What you will do = Leave the pictures out, and output exactly the lines from the one containing "Rebuild this chart" through the one containing "-3.55, -3.62, -3.4]".

Dataset =
* * * *
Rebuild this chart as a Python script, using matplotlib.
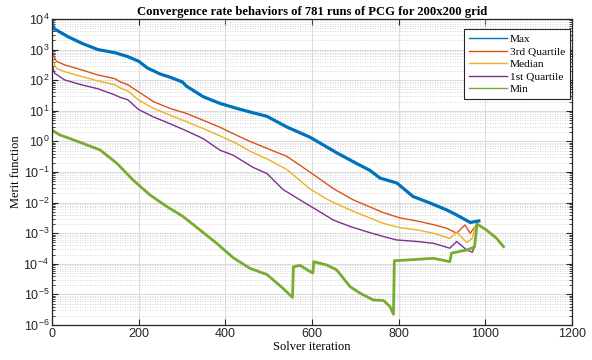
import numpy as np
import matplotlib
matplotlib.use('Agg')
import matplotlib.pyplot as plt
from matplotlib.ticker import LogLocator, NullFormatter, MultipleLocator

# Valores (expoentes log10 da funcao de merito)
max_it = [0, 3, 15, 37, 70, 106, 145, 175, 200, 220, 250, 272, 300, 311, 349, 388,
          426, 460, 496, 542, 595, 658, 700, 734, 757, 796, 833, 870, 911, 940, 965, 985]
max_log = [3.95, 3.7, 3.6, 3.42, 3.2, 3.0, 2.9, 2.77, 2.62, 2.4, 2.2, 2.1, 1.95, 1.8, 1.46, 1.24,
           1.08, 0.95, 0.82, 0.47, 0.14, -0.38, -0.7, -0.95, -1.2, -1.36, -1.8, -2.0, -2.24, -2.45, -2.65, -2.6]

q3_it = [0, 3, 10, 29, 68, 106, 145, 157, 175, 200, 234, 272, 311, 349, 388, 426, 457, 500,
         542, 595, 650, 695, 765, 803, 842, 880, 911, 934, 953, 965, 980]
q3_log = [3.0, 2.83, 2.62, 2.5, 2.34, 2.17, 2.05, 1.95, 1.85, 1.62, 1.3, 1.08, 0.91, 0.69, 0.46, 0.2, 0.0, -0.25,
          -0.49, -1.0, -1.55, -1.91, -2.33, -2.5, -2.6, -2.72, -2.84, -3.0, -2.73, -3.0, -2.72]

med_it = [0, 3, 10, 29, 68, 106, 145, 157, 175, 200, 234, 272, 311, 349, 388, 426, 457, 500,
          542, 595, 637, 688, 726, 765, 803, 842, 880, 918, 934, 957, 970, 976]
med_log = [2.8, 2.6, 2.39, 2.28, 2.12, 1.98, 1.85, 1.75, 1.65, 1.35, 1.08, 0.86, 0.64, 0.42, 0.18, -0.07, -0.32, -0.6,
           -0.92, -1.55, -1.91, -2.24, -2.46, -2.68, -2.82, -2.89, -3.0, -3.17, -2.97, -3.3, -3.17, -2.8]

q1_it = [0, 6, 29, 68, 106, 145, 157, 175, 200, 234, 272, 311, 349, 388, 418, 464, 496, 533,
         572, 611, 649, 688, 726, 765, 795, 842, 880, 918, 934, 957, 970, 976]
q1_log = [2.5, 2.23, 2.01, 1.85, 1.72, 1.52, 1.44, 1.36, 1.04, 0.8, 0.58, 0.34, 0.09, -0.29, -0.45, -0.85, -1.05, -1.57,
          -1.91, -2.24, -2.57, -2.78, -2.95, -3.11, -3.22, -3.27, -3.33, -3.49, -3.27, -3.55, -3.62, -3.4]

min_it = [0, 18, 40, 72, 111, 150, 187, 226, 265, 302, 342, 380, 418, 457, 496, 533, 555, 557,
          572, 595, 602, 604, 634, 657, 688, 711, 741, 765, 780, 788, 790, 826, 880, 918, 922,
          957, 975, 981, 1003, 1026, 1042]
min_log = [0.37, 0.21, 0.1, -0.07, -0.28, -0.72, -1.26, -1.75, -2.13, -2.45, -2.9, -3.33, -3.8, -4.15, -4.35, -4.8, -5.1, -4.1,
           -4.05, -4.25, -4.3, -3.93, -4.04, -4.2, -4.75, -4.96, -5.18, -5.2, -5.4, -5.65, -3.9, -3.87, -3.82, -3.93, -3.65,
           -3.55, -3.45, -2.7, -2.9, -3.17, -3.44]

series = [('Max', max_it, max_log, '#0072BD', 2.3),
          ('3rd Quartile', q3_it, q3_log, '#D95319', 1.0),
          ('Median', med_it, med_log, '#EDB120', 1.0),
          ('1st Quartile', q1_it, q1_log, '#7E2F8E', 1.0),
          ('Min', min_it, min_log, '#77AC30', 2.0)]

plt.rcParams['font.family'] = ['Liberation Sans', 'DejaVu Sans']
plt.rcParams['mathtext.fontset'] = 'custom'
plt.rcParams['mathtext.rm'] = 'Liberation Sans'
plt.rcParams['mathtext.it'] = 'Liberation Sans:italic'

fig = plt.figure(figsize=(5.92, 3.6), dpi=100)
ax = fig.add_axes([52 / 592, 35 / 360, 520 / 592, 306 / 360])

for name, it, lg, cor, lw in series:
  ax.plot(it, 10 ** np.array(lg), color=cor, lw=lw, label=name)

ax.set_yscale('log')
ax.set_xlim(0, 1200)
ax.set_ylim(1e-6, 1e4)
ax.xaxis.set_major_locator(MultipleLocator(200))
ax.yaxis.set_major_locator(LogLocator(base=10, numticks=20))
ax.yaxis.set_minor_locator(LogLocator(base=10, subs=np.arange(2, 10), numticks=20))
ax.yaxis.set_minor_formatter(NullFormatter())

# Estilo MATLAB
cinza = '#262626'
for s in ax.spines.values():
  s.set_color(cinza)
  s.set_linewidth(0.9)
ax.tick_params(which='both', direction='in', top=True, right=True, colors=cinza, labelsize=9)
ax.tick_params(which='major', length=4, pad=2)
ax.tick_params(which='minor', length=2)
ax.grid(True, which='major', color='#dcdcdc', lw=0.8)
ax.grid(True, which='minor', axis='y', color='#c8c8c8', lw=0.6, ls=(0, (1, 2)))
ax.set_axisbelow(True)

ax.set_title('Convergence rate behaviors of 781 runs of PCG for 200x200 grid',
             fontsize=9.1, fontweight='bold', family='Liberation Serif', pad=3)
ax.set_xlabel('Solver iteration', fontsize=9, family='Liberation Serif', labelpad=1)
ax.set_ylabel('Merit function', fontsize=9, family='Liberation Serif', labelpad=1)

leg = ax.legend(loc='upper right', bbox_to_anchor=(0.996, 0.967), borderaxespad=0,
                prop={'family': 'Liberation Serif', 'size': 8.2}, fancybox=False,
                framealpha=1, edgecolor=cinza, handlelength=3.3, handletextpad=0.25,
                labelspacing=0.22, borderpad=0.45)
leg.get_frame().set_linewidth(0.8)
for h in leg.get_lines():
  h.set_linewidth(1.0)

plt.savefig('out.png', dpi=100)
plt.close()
* * * *
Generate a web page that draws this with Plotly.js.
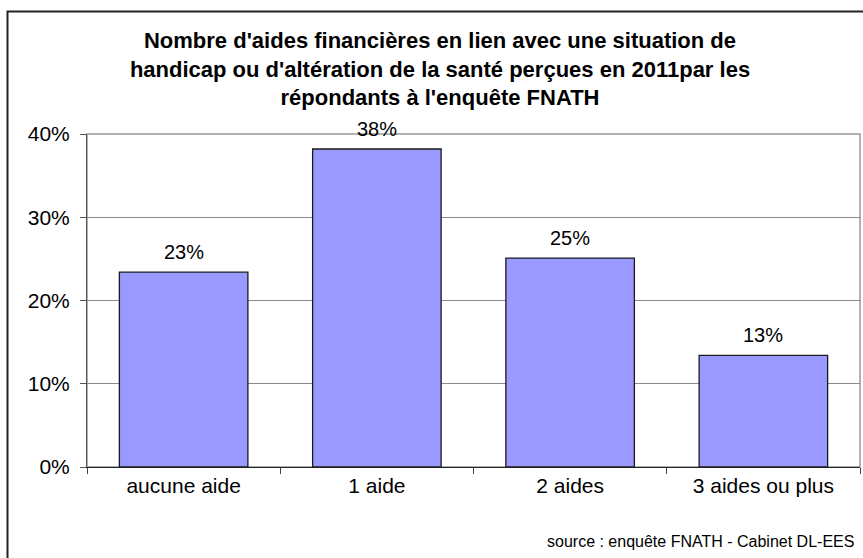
* * * *
The reply =
Rebuild this chart as a Python script, using matplotlib.
import numpy as np
import matplotlib
matplotlib.use('Agg')
import matplotlib.pyplot as plt
from matplotlib.ticker import LogLocator, NullFormatter, MultipleLocator

# Valores (expoentes log10 da funcao de merito)
max_it = [0, 3, 15, 37, 70, 106, 145, 175, 200, 220, 250, 272, 300, 311, 349, 388,
          426, 460, 496, 542, 595, 658, 700, 734, 757, 796, 833, 870, 911, 940, 965, 985]
max_log = [3.95, 3.7, 3.6, 3.42, 3.2, 3.0, 2.9, 2.77, 2.62, 2.4, 2.2, 2.1, 1.95, 1.8, 1.46, 1.24,
           1.08, 0.95, 0.82, 0.47, 0.14, -0.38, -0.7, -0.95, -1.2, -1.36, -1.8, -2.0, -2.24, -2.45, -2.65, -2.6]

q3_it = [0, 3, 10, 29, 68, 106, 145, 157, 175, 200, 234, 272, 311, 349, 388, 426, 457, 500,
         542, 595, 650, 695, 765, 803, 842, 880, 911, 934, 953, 965, 980]
q3_log = [3.0, 2.83, 2.62, 2.5, 2.34, 2.17, 2.05, 1.95, 1.85, 1.62, 1.3, 1.08, 0.91, 0.69, 0.46, 0.2, 0.0, -0.25,
          -0.49, -1.0, -1.55, -1.91, -2.33, -2.5, -2.6, -2.72, -2.84, -3.0, -2.73, -3.0, -2.72]

med_it = [0, 3, 10, 29, 68, 106, 145, 157, 175, 200, 234, 272, 311, 349, 388, 426, 457, 500,
          542, 595, 637, 688, 726, 765, 803, 842, 880, 918, 934, 957, 970, 976]
med_log = [2.8, 2.6, 2.39, 2.28, 2.12, 1.98, 1.85, 1.75, 1.65, 1.35, 1.08, 0.86, 0.64, 0.42, 0.18, -0.07, -0.32, -0.6,
           -0.92, -1.55, -1.91, -2.24, -2.46, -2.68, -2.82, -2.89, -3.0, -3.17, -2.97, -3.3, -3.17, -2.8]

q1_it = [0, 6, 29, 68, 106, 145, 157, 175, 200, 234, 272, 311, 349, 388, 418, 464, 496, 533,
         572, 611, 649, 688, 726, 765, 795, 842, 880, 918, 934, 957, 970, 976]
q1_log = [2.5, 2.23, 2.01, 1.85, 1.72, 1.52, 1.44, 1.36, 1.04, 0.8, 0.58, 0.34, 0.09, -0.29, -0.45, -0.85, -1.05, -1.57,
          -1.91, -2.24, -2.57, -2.78, -2.95, -3.11, -3.22, -3.27, -3.33, -3.49, -3.27, -3.55, -3.62, -3.4]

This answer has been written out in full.